I have that $$ f(x) = 0 \Leftrightarrow ax^c + bx = \pi \left(n - \frac{1}{2} \right) $$ Now, since I am not aware of any analytical methods (except for the cases $c=1$, $c=2$, obviously) for solving equations like $$ ax^c + bx - \pi \left(n - \frac{1}{2} \right) = 0 $$ the only method I can think of is to solve this last equation numerically for each choice of $n$ until the solutions reach outside $[0, K]$. Am I correct in assuming there is not a more efficient method? I have considered various things like series expansions, transformations of the variables etc, but without any luck.
I think that your strategy is a proper one.
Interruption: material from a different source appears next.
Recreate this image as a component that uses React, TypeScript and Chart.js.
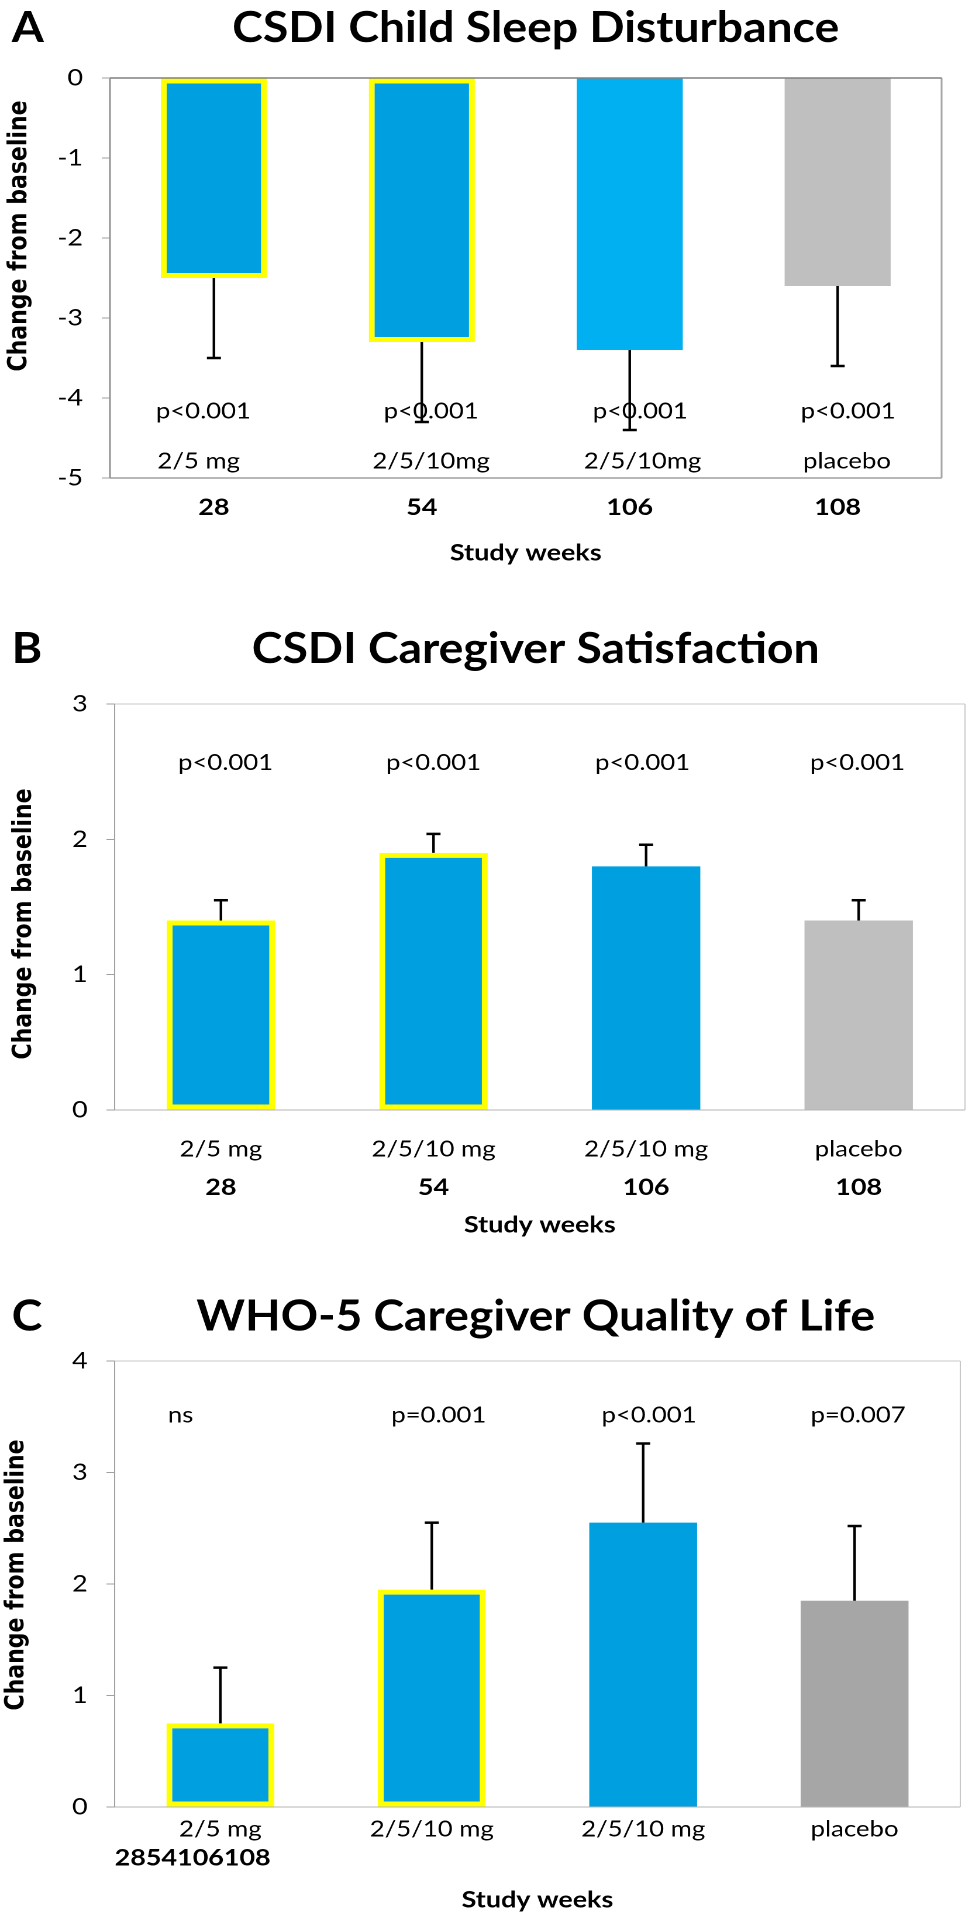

This can be seen by exploiting some simple cases beyond the trivial ones with $c=1,2$. E.g., let us consider the cases $c=\frac{1}{2},\frac{1}{3},\frac{1}{5}$. So, $$ a\sqrt{x}+bx-\pi\left(n-\frac{1}{2}\right)=0 $$ that can be solved with the substitution $x=y^2$ and $x\ge 0$. You will have an elementary solution. The same can be done for $c=\frac{1}{3}$, provided you will use the Cardano formula. Things worsens for $c=\frac{1}{5}$. Here you can only find a solution by numerical methods. In this case you will have to solve the equation $$ by^5+ay-\pi\left(n-\frac{1}{2}\right)=0 $$ with no elementary solution.
Therefore, aside from very simple particular solutions, you will generally find elementarily unsolvable algebraic equations whose only solution is numerical.